▶ Source records:

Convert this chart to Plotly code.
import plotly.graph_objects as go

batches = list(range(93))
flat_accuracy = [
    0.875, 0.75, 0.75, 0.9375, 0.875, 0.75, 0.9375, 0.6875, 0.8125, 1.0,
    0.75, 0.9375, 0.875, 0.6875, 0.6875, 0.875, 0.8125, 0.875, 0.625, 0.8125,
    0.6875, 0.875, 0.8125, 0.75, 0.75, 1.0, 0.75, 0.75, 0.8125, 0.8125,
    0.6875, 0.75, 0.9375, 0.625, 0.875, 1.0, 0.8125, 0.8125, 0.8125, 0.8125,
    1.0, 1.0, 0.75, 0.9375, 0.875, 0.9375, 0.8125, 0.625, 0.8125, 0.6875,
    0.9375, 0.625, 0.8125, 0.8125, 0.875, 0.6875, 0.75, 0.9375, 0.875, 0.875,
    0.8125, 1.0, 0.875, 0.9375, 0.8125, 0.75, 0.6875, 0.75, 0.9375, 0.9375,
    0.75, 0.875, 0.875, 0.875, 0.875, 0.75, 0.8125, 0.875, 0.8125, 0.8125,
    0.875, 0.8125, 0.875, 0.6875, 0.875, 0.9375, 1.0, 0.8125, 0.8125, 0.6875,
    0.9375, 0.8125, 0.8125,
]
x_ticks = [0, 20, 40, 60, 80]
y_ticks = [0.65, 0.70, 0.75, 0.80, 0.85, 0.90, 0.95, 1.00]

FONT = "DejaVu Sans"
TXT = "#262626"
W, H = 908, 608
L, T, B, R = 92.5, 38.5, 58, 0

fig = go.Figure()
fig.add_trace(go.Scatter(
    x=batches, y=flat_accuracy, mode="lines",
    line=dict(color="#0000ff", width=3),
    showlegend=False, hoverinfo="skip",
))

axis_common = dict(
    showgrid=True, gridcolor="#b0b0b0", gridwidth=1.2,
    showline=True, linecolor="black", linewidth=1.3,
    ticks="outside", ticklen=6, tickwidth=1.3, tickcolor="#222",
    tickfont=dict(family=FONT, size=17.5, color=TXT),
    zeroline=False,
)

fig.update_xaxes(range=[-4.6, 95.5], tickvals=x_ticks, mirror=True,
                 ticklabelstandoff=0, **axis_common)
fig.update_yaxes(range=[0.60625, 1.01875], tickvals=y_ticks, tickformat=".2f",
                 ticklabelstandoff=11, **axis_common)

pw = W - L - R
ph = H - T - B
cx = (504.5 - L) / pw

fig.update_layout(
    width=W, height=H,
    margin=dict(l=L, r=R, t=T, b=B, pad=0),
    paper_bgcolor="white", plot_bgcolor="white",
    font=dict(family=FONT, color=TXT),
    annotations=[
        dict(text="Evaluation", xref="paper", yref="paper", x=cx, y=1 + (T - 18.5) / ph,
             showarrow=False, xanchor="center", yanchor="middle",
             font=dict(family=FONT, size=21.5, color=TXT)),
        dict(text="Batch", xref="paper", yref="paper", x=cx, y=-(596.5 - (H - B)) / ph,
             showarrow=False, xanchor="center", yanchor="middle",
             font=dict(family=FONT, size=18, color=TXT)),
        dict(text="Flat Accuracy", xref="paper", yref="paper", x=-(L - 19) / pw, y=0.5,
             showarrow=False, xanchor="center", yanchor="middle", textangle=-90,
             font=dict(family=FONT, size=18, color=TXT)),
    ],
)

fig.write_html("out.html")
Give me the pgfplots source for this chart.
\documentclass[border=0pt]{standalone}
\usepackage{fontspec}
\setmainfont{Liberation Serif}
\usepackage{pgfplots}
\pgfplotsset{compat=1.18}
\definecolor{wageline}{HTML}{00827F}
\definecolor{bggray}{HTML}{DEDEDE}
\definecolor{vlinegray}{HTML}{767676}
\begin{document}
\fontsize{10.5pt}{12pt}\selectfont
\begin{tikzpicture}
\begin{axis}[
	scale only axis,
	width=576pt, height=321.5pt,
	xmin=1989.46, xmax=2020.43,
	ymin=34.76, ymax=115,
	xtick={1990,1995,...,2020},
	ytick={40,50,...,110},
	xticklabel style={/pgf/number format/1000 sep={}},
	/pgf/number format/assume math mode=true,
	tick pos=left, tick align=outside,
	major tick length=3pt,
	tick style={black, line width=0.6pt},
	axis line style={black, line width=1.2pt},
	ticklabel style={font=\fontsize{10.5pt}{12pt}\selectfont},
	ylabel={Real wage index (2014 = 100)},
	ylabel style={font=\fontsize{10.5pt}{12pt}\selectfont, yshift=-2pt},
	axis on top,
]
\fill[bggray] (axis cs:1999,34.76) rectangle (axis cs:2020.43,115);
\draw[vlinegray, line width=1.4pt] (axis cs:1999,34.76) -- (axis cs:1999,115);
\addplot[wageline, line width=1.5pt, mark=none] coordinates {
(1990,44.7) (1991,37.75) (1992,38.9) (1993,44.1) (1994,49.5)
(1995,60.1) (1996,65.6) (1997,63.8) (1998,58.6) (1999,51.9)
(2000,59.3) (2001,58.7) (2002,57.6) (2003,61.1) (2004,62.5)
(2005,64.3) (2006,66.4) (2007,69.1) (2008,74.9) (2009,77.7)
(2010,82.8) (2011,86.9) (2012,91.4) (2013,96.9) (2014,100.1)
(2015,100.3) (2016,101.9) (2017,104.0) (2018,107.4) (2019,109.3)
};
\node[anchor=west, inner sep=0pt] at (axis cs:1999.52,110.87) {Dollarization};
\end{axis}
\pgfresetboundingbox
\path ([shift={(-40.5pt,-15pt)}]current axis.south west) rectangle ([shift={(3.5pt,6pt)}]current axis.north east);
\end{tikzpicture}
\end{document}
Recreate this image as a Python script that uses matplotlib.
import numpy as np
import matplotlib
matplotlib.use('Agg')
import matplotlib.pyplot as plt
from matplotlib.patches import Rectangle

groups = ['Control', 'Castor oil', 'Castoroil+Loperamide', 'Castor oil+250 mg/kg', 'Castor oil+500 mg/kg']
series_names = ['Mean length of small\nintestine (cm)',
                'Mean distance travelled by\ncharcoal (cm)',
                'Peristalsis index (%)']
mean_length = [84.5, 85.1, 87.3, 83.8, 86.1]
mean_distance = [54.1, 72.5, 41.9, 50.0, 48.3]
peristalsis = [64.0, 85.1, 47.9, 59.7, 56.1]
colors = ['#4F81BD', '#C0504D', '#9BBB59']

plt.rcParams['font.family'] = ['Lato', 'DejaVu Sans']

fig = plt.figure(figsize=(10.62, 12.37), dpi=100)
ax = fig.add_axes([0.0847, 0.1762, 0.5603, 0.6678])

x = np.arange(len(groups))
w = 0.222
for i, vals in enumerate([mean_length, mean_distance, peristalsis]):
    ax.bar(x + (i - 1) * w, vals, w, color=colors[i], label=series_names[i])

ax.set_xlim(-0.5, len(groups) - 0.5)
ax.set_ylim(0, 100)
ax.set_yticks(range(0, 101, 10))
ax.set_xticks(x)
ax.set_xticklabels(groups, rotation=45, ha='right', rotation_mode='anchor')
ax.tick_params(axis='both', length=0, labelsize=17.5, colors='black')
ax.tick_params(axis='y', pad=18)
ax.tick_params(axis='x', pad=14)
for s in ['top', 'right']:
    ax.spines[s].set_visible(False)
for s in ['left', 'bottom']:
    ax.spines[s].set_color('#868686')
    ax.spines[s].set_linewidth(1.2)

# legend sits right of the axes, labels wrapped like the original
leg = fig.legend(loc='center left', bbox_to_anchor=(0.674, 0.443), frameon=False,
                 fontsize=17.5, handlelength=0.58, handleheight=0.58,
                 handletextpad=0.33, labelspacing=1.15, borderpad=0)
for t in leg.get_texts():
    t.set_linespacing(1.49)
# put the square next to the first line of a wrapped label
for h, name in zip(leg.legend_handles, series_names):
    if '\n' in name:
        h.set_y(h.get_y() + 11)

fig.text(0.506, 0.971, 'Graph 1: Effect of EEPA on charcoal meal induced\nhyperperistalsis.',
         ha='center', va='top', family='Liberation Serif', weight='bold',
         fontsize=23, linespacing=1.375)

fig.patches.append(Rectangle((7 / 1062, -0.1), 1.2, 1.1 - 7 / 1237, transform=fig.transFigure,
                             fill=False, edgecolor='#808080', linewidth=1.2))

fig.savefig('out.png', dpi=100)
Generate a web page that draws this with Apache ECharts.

▶ Objective:
In the listing above, find the line containing "Give me the pgfplots source for this chart." and the line containing "from matplotlib.patches import Rectangle", then repeat those two lines and everything between them exactly.

▶ Answer:
Give me the pgfplots source for this chart.
\documentclass[border=0pt]{standalone}
\usepackage{fontspec}
\setmainfont{Liberation Serif}
\usepackage{pgfplots}
\pgfplotsset{compat=1.18}
\definecolor{wageline}{HTML}{00827F}
\definecolor{bggray}{HTML}{DEDEDE}
\definecolor{vlinegray}{HTML}{767676}
\begin{document}
\fontsize{10.5pt}{12pt}\selectfont
\begin{tikzpicture}
\begin{axis}[
	scale only axis,
	width=576pt, height=321.5pt,
	xmin=1989.46, xmax=2020.43,
	ymin=34.76, ymax=115,
	xtick={1990,1995,...,2020},
	ytick={40,50,...,110},
	xticklabel style={/pgf/number format/1000 sep={}},
	/pgf/number format/assume math mode=true,
	tick pos=left, tick align=outside,
	major tick length=3pt,
	tick style={black, line width=0.6pt},
	axis line style={black, line width=1.2pt},
	ticklabel style={font=\fontsize{10.5pt}{12pt}\selectfont},
	ylabel={Real wage index (2014 = 100)},
	ylabel style={font=\fontsize{10.5pt}{12pt}\selectfont, yshift=-2pt},
	axis on top,
]
\fill[bggray] (axis cs:1999,34.76) rectangle (axis cs:2020.43,115);
\draw[vlinegray, line width=1.4pt] (axis cs:1999,34.76) -- (axis cs:1999,115);
\addplot[wageline, line width=1.5pt, mark=none] coordinates {
(1990,44.7) (1991,37.75) (1992,38.9) (1993,44.1) (1994,49.5)
(1995,60.1) (1996,65.6) (1997,63.8) (1998,58.6) (1999,51.9)
(2000,59.3) (2001,58.7) (2002,57.6) (2003,61.1) (2004,62.5)
(2005,64.3) (2006,66.4) (2007,69.1) (2008,74.9) (2009,77.7)
(2010,82.8) (2011,86.9) (2012,91.4) (2013,96.9) (2014,100.1)
(2015,100.3) (2016,101.9) (2017,104.0) (2018,107.4) (2019,109.3)
};
\node[anchor=west, inner sep=0pt] at (axis cs:1999.52,110.87) {Dollarization};
\end{axis}
\pgfresetboundingbox
\path ([shift={(-40.5pt,-15pt)}]current axis.south west) rectangle ([shift={(3.5pt,6pt)}]current axis.north east);
\end{tikzpicture}
\end{document}
Recreate this image as a Python script that uses matplotlib.
import numpy as np
import matplotlib
matplotlib.use('Agg')
import matplotlib.pyplot as plt
from matplotlib.patches import Rectangle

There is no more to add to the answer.